As a candidate in 2002 without access to the intelligence that members of Congress have, Lautenberg said, “I saw the stories in the news and thought it might be a good idea to get rid of Saddam.”
Once inside the Senate in 2003, “I voted against funding, and Rob Andrews led the parade for this. He helped write the legislation. He was the one who sent the troops into Iraq. He was the one who supported the president’s initiatives.”
It’s true that he has voted against the war every chance he’s had, but Lautenberg’s support for the war wasn’t limited to his statements while campaigning in November, 2002. Having access to whatever information Members of Congress have access to didn’t lead him to immediately change his mind.

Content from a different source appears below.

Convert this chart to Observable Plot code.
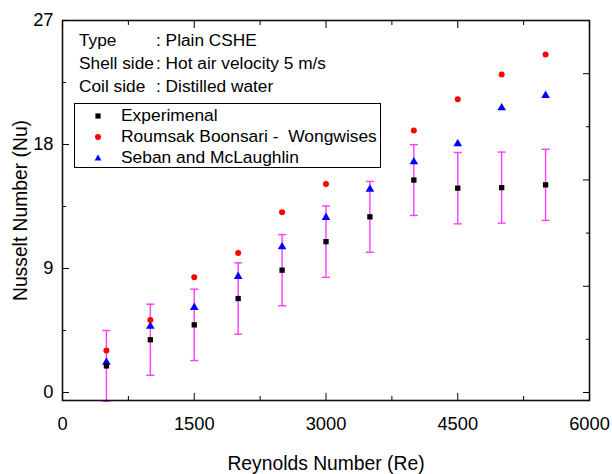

In fact five months after the election and three months after joining the Senate, Lautenberg was still touting his support for the war [April 8, 2003 press conference] (emphasis added):
Certainly, we didn’t ask Saddam Hussein to continue with his — with the president’s request for volunteering the information that they had there. Instead, we trotted out the Army, the Navy, the Marines and everybody to make sure that we shut down the possibility that one day, one day that Saddam Hussein and Iraq might come and threaten our people and our safety. And I approved of the president’s action in this case.
Undoubtedly, Senator Lautenberg has a much stronger, longer and vocal record of opposing this misguided war, while Congressman Andrews was an architect of the legislation and helped lend “bipartisan” credibility to the effort. Lautenberg’s campaign is right to object that their records are nowhere close to “the same”, but both campaigns are going to develop a credibility problem if they don’t stick to the facts and treat the voters with a little more respect.